Start of Records shown

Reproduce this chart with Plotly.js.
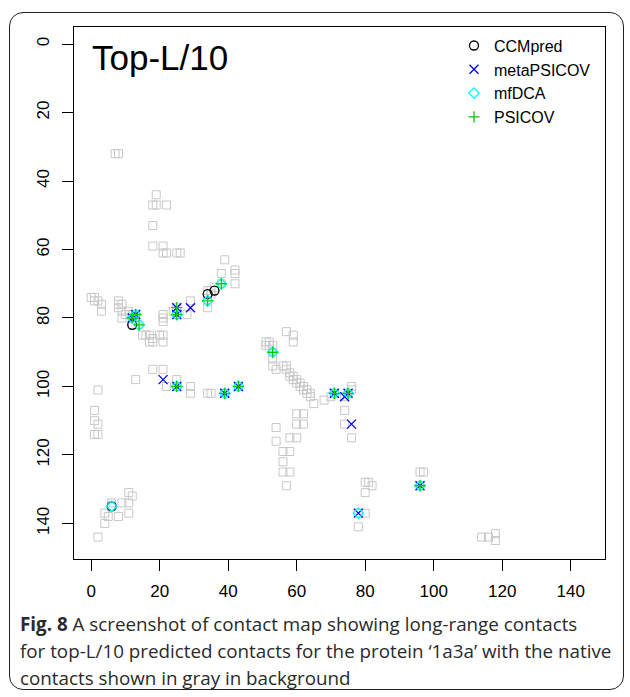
<!DOCTYPE html>
<html>
<head>
<meta charset="utf-8">
<script src="https://cdn.plot.ly/plotly-3.0.1.min.js"></script>
<style>
  html, body { margin: 0; padding: 0; background: #ffffff; }
  #wrap { position: relative; width: 630px; height: 697px; }
  #chart { position: absolute; left: 0; top: 0; width: 630px; height: 697px; }
  #frame { position: absolute; left: 9px; top: 12px; width: 613px; height: 676px;
           border: 1.5px solid #222; border-radius: 14px; pointer-events: none; }
</style>
</head>
<body>
<div id="wrap">
  <div id="chart"></div>
  <div id="frame"></div>
</div>
<script>
// Native contacts (gray background squares): residue i (x) and residue j (y)
const nativeX = [7,8,19,18,19,22,18,18,21,21,22,25,26,39,38,42,42,38,42,34,35,36,34,35,34,34,29,28,25,25,24,21,21,21,
  0,1,1,2,3,3,8,8,9,8,9,10,9,11,12,13,12,14,12,15,16,17,17,18,18,20,21,21,
  13,18,21,22,25,25,29,29,34,35,39,43,2,1,1,2,1,2,
  51,52,51,52,53,53,57,59,59,53,53,54,56,57,57,58,58,59,59,60,60,61,61,62,62,63,63,64,64,
  65,68,70,71,75,76,76,74,74,74,76,60,62,60,62,58,60,54,54,56,58,56,56,58,57,
  80,81,82,80,96,97,96,78,80,78,114,116,118,118,
  11,12,11,6,9,6,11,8,4,5,4,2];
const nativeY = [32,32,44,47,47,47,53,59,59,61,61,61,61,63,67,66,67,70,70,72,72,71,73,73,75,77,75,79,77,79,78,79,80,81,
  74,74,75,75,76,78,75,76,76,77,78,79,80,78,79,79,80,82,82,85,85,85,87,86,87,85,85,87,
  98,95,95,100,98,100,100,102,102,102,102,100,101,107,110,111,114,114,
  87,87,88,88,88,90,84,85,87,92,94,95,94,94,95,96,97,97,98,98,99,99,100,100,101,101,102,102,103,
  105,104,103,102,102,100,101,103,107,111,115,108,108,111,111,115,115,112,116,119,119,122,125,125,129,
  128,128,129,131,125,125,129,137,137,141,144,144,143,145,
  131,132,134,134,134,135,137,138,137,138,140,144];

// Predicted contacts (top-L/10) per method
const ccmX = [12,34,36,6];
const ccmY = [82,73,72,135];
const metaX = [13,12,25,25,29,21,25,39,43,71,75,74,76,96,78];
const metaY = [79,80,77,79,77,98,100,102,100,102,102,103,111,129,137];
const mfdcaX = [13,12,14,25,34,38,53,25,39,43,71,75,96,78,6];
const mfdcaY = [79,80,82,79,75,70,90,100,102,100,102,102,129,137,135];
const psicovX = [13,12,14,25,25,34,38,53,25,39,43,71,75,96];
const psicovY = [79,80,82,77,79,75,70,90,100,102,100,102,102,129];

const tickVals = [0,20,40,60,80,100,120,140];
const tickText = ["0","20","40","60","80","100","120","140"];
const seriesNames = ["CCMpred","metaPSICOV","mfDCA","PSICOV"];

const axisFont = {family: "Liberation Sans, Arial, sans-serif", size: 17, color: "#000"};

const traces = [
  {x: nativeX, y: nativeY, type: "scatter", mode: "markers", showlegend: false, hoverinfo: "skip",
   marker: {symbol: "square-open", size: 8, color: "#c8c8c8", line: {width: 1, color: "#c8c8c8"}}},
  {x: ccmX, y: ccmY, type: "scatter", mode: "markers", name: seriesNames[0],
   marker: {symbol: "circle-open", size: 9, color: "#000000", line: {width: 1.3, color: "#000000"}}},
  {x: metaX, y: metaY, type: "scatter", mode: "markers", name: seriesNames[1],
   marker: {symbol: "x-thin-open", size: 9, color: "#0000ff", line: {width: 1.3, color: "#0000ff"}}},
  {x: mfdcaX, y: mfdcaY, type: "scatter", mode: "markers", name: seriesNames[2],
   marker: {symbol: "diamond-open", size: 8, color: "#00ffff", line: {width: 1.3, color: "#00ffff"}}},
  {x: psicovX, y: psicovY, type: "scatter", mode: "markers", name: seriesNames[3],
   marker: {symbol: "cross-thin-open", size: 8, color: "#00cd00", line: {width: 1.3, color: "#00cd00"}}}
];

const capFont = {family: "Open Sans, Noto Sans, sans-serif", size: 18.8, color: "#2a2a2a"};

const layout = {
  width: 630, height: 697,
  margin: {l: 74, r: 25, t: 27, b: 138, pad: 0},
  paper_bgcolor: "#ffffff", plot_bgcolor: "#ffffff",
  showlegend: true,
  xaxis: {range: [-5, 150], tickmode: "array", tickvals: tickVals, ticktext: tickText,
          ticks: "outside", ticklen: 11, tickwidth: 1, tickcolor: "#000",
          showline: true, mirror: true, linecolor: "#000", linewidth: 1,
          showgrid: false, zeroline: false, tickfont: axisFont, ticklabelstandoff: 6},
  yaxis: {range: [150.4, -5], tickmode: "array", tickvals: tickVals, ticktext: tickText,
          ticks: "outside", ticklen: 11, tickwidth: 1, tickcolor: "#000", tickangle: -90,
          showline: true, mirror: true, linecolor: "#000", linewidth: 1,
          showgrid: false, zeroline: false, tickfont: axisFont, ticklabelstandoff: 6},
  legend: {x: 0.7156, y: 0.997, xanchor: "left", yanchor: "top", bgcolor: "rgba(0,0,0,0)",
           font: {family: "Liberation Sans, Arial, sans-serif", size: 16, color: "#000"},
           tracegroupgap: 0, itemclick: false},
  annotations: [
    {text: "Top-L/10", xref: "paper", yref: "paper", x: 0.03, y: 0.942, xanchor: "left", yanchor: "middle",
     showarrow: false, font: {family: "Liberation Sans, Arial, sans-serif", size: 35, color: "#000"}},
    {text: "<b>Fig. 8</b> A screenshot of contact map showing long-range contacts",
     xref: "paper", yref: "paper", x: (18-74)/531, y: 1-(624-27)/532, xanchor: "left", yanchor: "middle",
     showarrow: false, align: "left", font: capFont},
    {text: "for top-L/10 predicted contacts for the protein \u20181a3a\u2019 with the native",
     xref: "paper", yref: "paper", x: (18-74)/531, y: 1-(651-27)/532, xanchor: "left", yanchor: "middle",
     showarrow: false, align: "left", font: capFont},
    {text: "contacts shown in gray in background",
     xref: "paper", yref: "paper", x: (18-74)/531, y: 1-(678-27)/532, xanchor: "left", yanchor: "middle",
     showarrow: false, align: "left", font: capFont}
  ]
};

Plotly.newPlot("chart", traces, layout, {displayModeBar: false, staticPlot: true});
</script>
</body>
</html>
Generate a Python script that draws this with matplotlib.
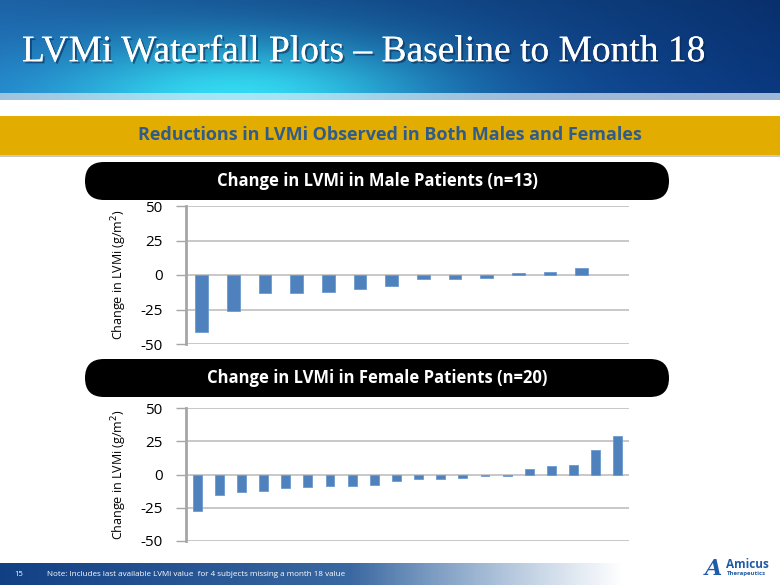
import matplotlib
matplotlib.use('Agg')
import matplotlib.pyplot as plt
import matplotlib.patheffects as pe
import numpy as np
from matplotlib.patches import FancyBboxPatch, Rectangle

# data (change in LVMi, g/m^2)
male_values = [-41, -26, -13, -13, -12.3, -10.4, -8, -3, -3, -2, 1.5, 2.2, 5]
female_values = [-27.5, -15.5, -13, -12.3, -10.3, -9.1, -8.6, -8.6, -7.8, -4.8,
                 -3.3, -3.3, -2.3, -1.3, -1.5, 4.3, 6.5, 7.3, 18.1, 29]
male_slots = 14
female_slots = 20
y_ticks = [-50, -25, 0, 25, 50]

title = 'LVMi Waterfall Plots \u2013 Baseline to Month 18'
subtitle = 'Reductions in LVMi Observed in Both Males and Females'
male_title = 'Change in LVMi in Male Patients (n=13)'
female_title = 'Change in LVMi in Female Patients (n=20)'
y_label = 'Change in LVMi (g/m$^2$)'
note = 'Note: Includes last available LVMi value  for 4 subjects missing a month 18 value'

W, H = 780, 585
BAR = '#4F81BD'
GRID = '#BFBFBF'
FONT = 'Open Sans'

fig = plt.figure(figsize=(W / 100, H / 100), dpi=100)
bg = fig.add_axes([0, 0, 1, 1])
bg.set_xlim(0, W)
bg.set_ylim(H, 0)
bg.axis('off')

# banner gradient (decoration)
xx, yy = np.meshgrid(np.linspace(0, 1, W), np.linspace(0, 1, 93))
left = np.array([0.13, 0.45, 0.76])
right = np.array([0.04, 0.22, 0.50])
base = left[None, None, :] * (1 - xx[..., None]) + right[None, None, :] * xx[..., None]
glow = np.exp(-(((xx - 0.30) / 0.25) ** 2 + ((yy - 1.0) / 0.6) ** 2))
cyan = np.array([0.20, 0.85, 0.95])
img = base * (1 - glow[..., None]) + cyan[None, None, :] * glow[..., None]
img = img * (0.85 + 0.15 * yy[..., None])
bg.imshow(np.clip(img, 0, 1), extent=[0, W, 93, 0], aspect='auto', zorder=0)
sx = np.linspace(0, 1, W)
sglow = np.exp(-((sx - 0.3) / 0.25) ** 2)
stripe = np.zeros((1, W, 3))
stripe[0] = np.array([0.62, 0.72, 0.84])[None, :] * (1 - sglow[:, None]) + \
    np.array([0.65, 0.90, 0.97])[None, :] * sglow[:, None]
bg.imshow(stripe, extent=[0, W, 100, 93], aspect='auto', zorder=0)

bg.text(22, 52, title, fontsize=27, family='Liberation Serif', color='white',
        va='center', ha='left', zorder=3,
        path_effects=[pe.withSimplePatchShadow(offset=(1.5, -1.5),
                                               shadow_rgbFace='#0a2a55', alpha=0.6),
                      pe.Normal()])

# gold band
bg.add_patch(Rectangle((0, 116), W, 39, facecolor='#E3AC00', edgecolor='none', zorder=1))
bg.add_patch(Rectangle((0, 155), W, 2, facecolor='#C8C8C8', edgecolor='none', zorder=1))
bg.text(390, 135.5, subtitle, fontsize=13, family=FONT, weight='bold', color='#2F5C8A',
        ha='center', va='center', zorder=2)

# black pills
for top, txt in [(162, male_title), (359, female_title)]:
    bg.add_patch(FancyBboxPatch((85, top), 584, 38,
                                boxstyle='round,pad=0,rounding_size=19',
                                facecolor='black', edgecolor='none', zorder=2))
    bg.text(377, top + 19, txt, fontsize=12, family=FONT, weight='bold',
            color='white', ha='center', va='center', zorder=3)

# footer gradient
fx = np.linspace(0, 1, W)
alpha = np.clip(1 - (fx - 0.45) / 0.35, 0, 1)
foot = np.zeros((1, W, 4))
foot[0, :, 0] = 0.07 + 0.35 * fx
foot[0, :, 1] = 0.25 + 0.35 * fx
foot[0, :, 2] = 0.52 + 0.25 * fx
foot[0, :, 3] = alpha
bg.imshow(foot, extent=[0, W, 585, 563], aspect='auto', zorder=1)
bg.text(14, 575, '15', fontsize=5.5, family=FONT, color='white', va='center', zorder=2)
bg.text(47, 575, note, fontsize=5.8, family=FONT, color='white', va='center', zorder=2)

# logo
bg.text(713, 569, 'A', fontsize=16, family='DejaVu Serif', style='italic', weight='bold',
        color='#1F5BA8', ha='center', va='center', zorder=2)
bg.text(726, 564, 'Amicus', fontsize=8.5, family=FONT, weight='bold', color='#1F5BA8',
        ha='left', va='center', zorder=2)
bg.text(727, 574, 'Therapeutics', fontsize=4.3, family=FONT, weight='bold', color='#1F5BA8',
        ha='left', va='center', zorder=2)


def waterfall(top, bottom, values, slots):
    ax = fig.add_axes([186 / W, 1 - bottom / H, 443 / W, (bottom - top) / H])
    ax.bar(np.arange(len(values)), values, width=0.4, color=BAR,
           edgecolor='#6E9AD0', linewidth=0.6, zorder=3)
    ax.set_xlim(-0.5, slots - 0.5)
    ax.set_ylim(-50, 50)
    ax.set_yticks(y_ticks)
    ax.set_yticklabels([str(v) for v in y_ticks], fontsize=11, family=FONT)
    ax.yaxis.grid(True, color=GRID, linewidth=1.2, zorder=0)
    ax.set_xticks([])
    for s in ['top', 'right', 'bottom']:
        ax.spines[s].set_visible(False)
    ax.spines['left'].set_color('#A6A6A6')
    ax.spines['left'].set_linewidth(2)
    ax.tick_params(axis='y', length=7, width=1, color='#A6A6A6', pad=10)
    ax.set_ylabel(y_label, fontsize=9, family=FONT, labelpad=8)
    ax.patch.set_alpha(0)
    return ax


waterfall(206, 344, male_values, male_slots)
waterfall(408, 541, female_values, female_slots)

fig.savefig('out.png', dpi=100)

End of Records shown

Required task
Make an exact copy of the lines from the one holding "Generate a Python" through the one holding "93], aspect='auto', zorder=0)", end lines included, without the pictures.

The completed task
Generate a Python script that draws this with matplotlib.
import matplotlib
matplotlib.use('Agg')
import matplotlib.pyplot as plt
import matplotlib.patheffects as pe
import numpy as np
from matplotlib.patches import FancyBboxPatch, Rectangle

# data (change in LVMi, g/m^2)
male_values = [-41, -26, -13, -13, -12.3, -10.4, -8, -3, -3, -2, 1.5, 2.2, 5]
female_values = [-27.5, -15.5, -13, -12.3, -10.3, -9.1, -8.6, -8.6, -7.8, -4.8,
                 -3.3, -3.3, -2.3, -1.3, -1.5, 4.3, 6.5, 7.3, 18.1, 29]
male_slots = 14
female_slots = 20
y_ticks = [-50, -25, 0, 25, 50]

title = 'LVMi Waterfall Plots \u2013 Baseline to Month 18'
subtitle = 'Reductions in LVMi Observed in Both Males and Females'
male_title = 'Change in LVMi in Male Patients (n=13)'
female_title = 'Change in LVMi in Female Patients (n=20)'
y_label = 'Change in LVMi (g/m$^2$)'
note = 'Note: Includes last available LVMi value  for 4 subjects missing a month 18 value'

W, H = 780, 585
BAR = '#4F81BD'
GRID = '#BFBFBF'
FONT = 'Open Sans'

fig = plt.figure(figsize=(W / 100, H / 100), dpi=100)
bg = fig.add_axes([0, 0, 1, 1])
bg.set_xlim(0, W)
bg.set_ylim(H, 0)
bg.axis('off')

# banner gradient (decoration)
xx, yy = np.meshgrid(np.linspace(0, 1, W), np.linspace(0, 1, 93))
left = np.array([0.13, 0.45, 0.76])
right = np.array([0.04, 0.22, 0.50])
base = left[None, None, :] * (1 - xx[..., None]) + right[None, None, :] * xx[..., None]
glow = np.exp(-(((xx - 0.30) / 0.25) ** 2 + ((yy - 1.0) / 0.6) ** 2))
cyan = np.array([0.20, 0.85, 0.95])
img = base * (1 - glow[..., None]) + cyan[None, None, :] * glow[..., None]
img = img * (0.85 + 0.15 * yy[..., None])
bg.imshow(np.clip(img, 0, 1), extent=[0, W, 93, 0], aspect='auto', zorder=0)
sx = np.linspace(0, 1, W)
sglow = np.exp(-((sx - 0.3) / 0.25) ** 2)
stripe = np.zeros((1, W, 3))
stripe[0] = np.array([0.62, 0.72, 0.84])[None, :] * (1 - sglow[:, None]) + \
    np.array([0.65, 0.90, 0.97])[None, :] * sglow[:, None]
bg.imshow(stripe, extent=[0, W, 100, 93], aspect='auto', zorder=0)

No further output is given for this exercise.